Per l’omicidio di Michela Di Pompeo, l’insegnante uccisa con un manubrio da palestra nel 2017, è stato condannato il compagno Francesco Carrieri a 30 anni di carcere. La sentenza è stata amessa dal gup Elvira Tamburelli, al termine del giudizio con rito abbreviato. La vicenda risale al primo maggio dello scorso anno: il direttore di banca 56enne uccise l’insegnante della Deutsche Schule di Roma per banali motivi di gelosia. La strangolò mentre dormiva nel loro appartamento e la massacrò con un manubrio da palestra. Il giudice ha anche disposto a carico dell’imputato il sequestro del suo Tfr e dei conti correnti bancari in vista del risarcimento danni da destinare alla famiglia della vittima, che però dovrà essere definito in sede civile. La condanna a 30 anni era stata sollecitata dal pm Pantaleo Polifemo, che nei mesi prima si era pronunciato per una richiesta più morbida, cioè 12 anni per omicidio volontario, senza aggravanti e con l’attenuante della seminfermità mentale dovuta ad un disturbo bipolare grave.

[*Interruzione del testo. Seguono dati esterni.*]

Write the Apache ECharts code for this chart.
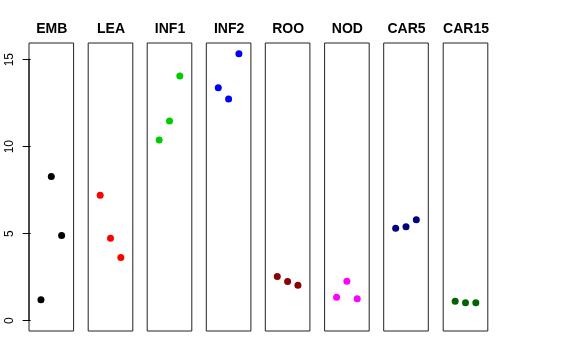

FRANCESCO CARRIERI CONDANNATO A 30 ANNI DI CARCERE
Decisiva è stata la perizia, disposta su richiesta della parte civile, secondo cui Francesco Carrieri è risultato capace di intendere e di volere al momento del fatto. Il processo è stato caratterizzato dalla perizia nei confronti dell’imputato: era folle o lucido? Nel delitto c’era il raptus feroce con cui aveva stretto al collo Michela a cui poi assestò una raffica di colpi alla testa con un manubrio da palestra. Ma c’era anche la ratio con cui affrontò le conseguenze del proprio gesto confessando e offrendo delle spiegazioni. In questa strettoia giuridica si è inserita l’iniziativa della gip Elvira Tamburelli che aveva disposto una nuova perizia per accertare la salute mentale dell’imputato. Il documento depositato l’estate scorsa stabilì che l’imputato era lucido. Per questo motivo il pm ha riformulato la sua richiesta di condanna senza più riconoscere all’imputato alcuna attenuante. «In questo momento non c’è felicità né gioia – ha detto Luca Di Pompeo, assistito dall’avvocato di parte civile Luca Petrucci – perché nessuno potrà restituirci mia sorella Michela. Ma abbiamo la consapevolezza che con questa sentenza ì stata fatta giustizia».